The name Crosby has become synonymous with catboat. The Crosby Catboat originates from the second half of the 1800 and was quick to become a favorite with all sailors. Between 1850 and 1970 the Crosby family built over 3,000 catboats.
The Herbert F. Crosby Boat Shop was originally located on the shore of the bay where Nauticus Marina is now located in Osterville. When the marina was constructed, arrangements were made to move the Herbert Crosby Boat shop to its present location.
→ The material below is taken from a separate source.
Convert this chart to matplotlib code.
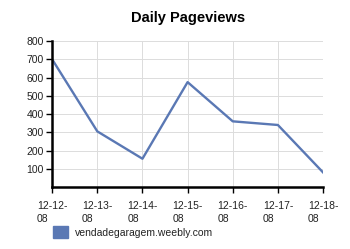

It is the authentic “Crosby Boat Shop” from circa 1855 and contains many of the original tools dating from the 19th century.boat shop.
Four adjoining shops feature the Museum’s extensive collection of full-size wooden boats, half models and two “hawk nests” designed by Oliver Hinckley. The largest shop contains a Wianno Senior and a Wianno Junior, two one-design local racing classes, and a W.P.A. era mural by the artist Vernon Coleman.
At one time on the Cape, Jelly Houses could be found all over the Cape and beyond. These houses were part of an early franchise that started on the Cape in the early 1900s by Theodore Clifton of West Barnstable. These doll-like houses, all built alike, stood by roadsides from which were sold jellies. At the height of the company’s business, Cape Cod Jellies, it sold over 50 varieties.
After WWII these Jelly Houses fell to disuse or (as was the case with ours) they were moved into private gardens and used as a children’s playhouse. Today it’s enjoyed by young visitors to the Museum.